Yes, silver clay can be polished after firing in the same way as other fine silver.
Steel brushes, sanding pads, polishing compounds, polishing wheels, agate burnishers and other polishing tools may be used for polishing.
The better the workpiece is finished before firing, the easier it becomes to achieve a high-gloss finish afterwards.
Using multiple polishing stages from coarse to fine creates a smooth surface with a strong shine.
Yes, fired silver clay can be soldered like traditional fine silver.
Because fired Art Clay Silver consists of fine silver, it can be combined with many traditional silversmithing techniques.
Preferably use suitable silver solder and make sure the workpiece is clean and grease-free before soldering.
Do not use tin solder (soft solder), because it creates a very weak connection and may contaminate or damage the silver and may also cause skin irritation or discoloration for some people.

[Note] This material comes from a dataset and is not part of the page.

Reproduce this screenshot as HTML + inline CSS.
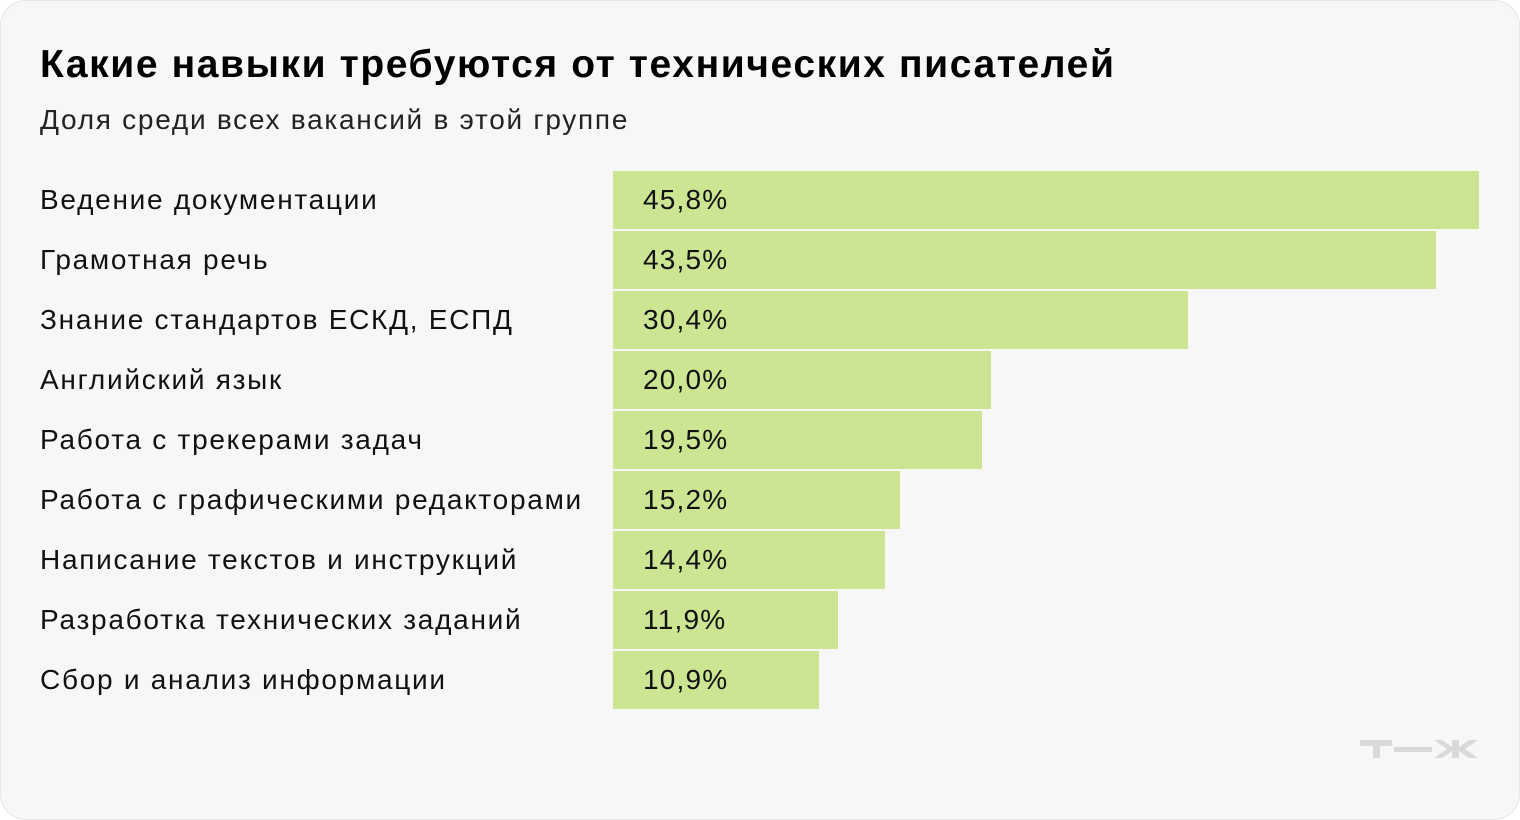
<!DOCTYPE html>
<html><head><meta charset="utf-8"><style>
body{margin:0;width:1520px;height:820px;background:#fff;font-family:"Liberation Sans","Noto Sans CJK SC",sans-serif;}
.card{position:absolute;left:0;top:0;width:1518px;height:818px;border:1px solid #e6e6e6;border-radius:26px;background:#f7f7f7;}
h1{position:absolute;left:40px;top:43px;margin:0;font-size:39px;font-weight:bold;color:#000;letter-spacing:1.6px;white-space:nowrap;}
.sub{position:absolute;left:40px;top:104px;font-size:28px;color:#222;letter-spacing:1.73px;white-space:nowrap;}
.lbl{position:absolute;left:40px;font-size:28px;color:#111;line-height:58px;letter-spacing:1.73px;white-space:nowrap;}
.bar{position:absolute;left:613px;height:58px;background:#cce592;}
.val{position:absolute;left:643px;font-size:28px;color:#111;line-height:58px;letter-spacing:1.2px;}
</style></head><body>
<div class="card"></div>
<h1>Какие навыки требуются от технических писателей</h1>
<div class="sub">Доля среди всех вакансий в этой группе</div>
<div id="chart"></div>
<svg style="position:absolute;left:1360px;top:738px" width="120" height="24">
<g fill="#d9d9d9"><rect x="0" y="2" width="32" height="6"/><rect x="13" y="2" width="7" height="18"/><rect x="34" y="9" width="38" height="5"/>
<polygon points="74,2 82,2 92,9 92,2 99,2 99,9 109,2 118,2 105,11 118,20 109,20 99,13 99,20 92,20 92,13 82,20 74,20 87,11"/></g></svg>
<script>
const categories=["Ведение документации","Грамотная речь","Знание стандартов ЕСКД, ЕСПД","Английский язык","Работа с трекерами задач","Работа с графическими редакторами","Написание текстов и инструкций","Разработка технических заданий","Сбор и анализ информации"];
const values=[45.8,43.5,30.4,20.0,19.5,15.2,14.4,11.9,10.9];
const valueLabels=["45,8%","43,5%","30,4%","20,0%","19,5%","15,2%","14,4%","11,9%","10,9%"];
const x=v=>v*866/45.8;
const y=i=>171+i*60;
const c=document.getElementById('chart');
categories.forEach((cat,i)=>{
 const l=document.createElement('div');l.className='lbl';l.style.top=y(i)+'px';l.textContent=cat;
 
 
 c.appendChild(l);
 const b=document.createElement('div');b.className='bar';b.style.top=y(i)+'px';b.style.width=x(values[i])+'px';
 
 
 c.appendChild(b);
 const v=document.createElement('div');v.className='val';v.style.top=y(i)+'px';v.textContent=valueLabels[i];
 
 
 c.appendChild(v);
});
</script>
</body></html>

With very thin designs it is important to work carefully to prevent distortion caused by heat.
Yes, silver clay is very suitable for making rings.
When making rings it is important to take shrinkage during firing into account.
A properly sintered ring with sufficient thickness can be very suitable for daily wear.
Yes, regular silver clay can also be fired without a kiln using a gas stove or a torch.
This mainly applies to workpieces up to a maximum of 20 grams.
A kiln generally provides more control over temperature, more even heating and better final strength.
Yes, multiple layers of silver clay can be applied on top of each other.
For a strong connection it is important that the surface is slightly moist before adding new clay. This can be done by moistening the clay with water or paste.
In this way you can work in stages. For example, you can allow the base to dry first and continue building afterwards. This gives more control and makes corrections easier because the base has already become firm. Allow the clay to dry thoroughly again after every addition of moisture.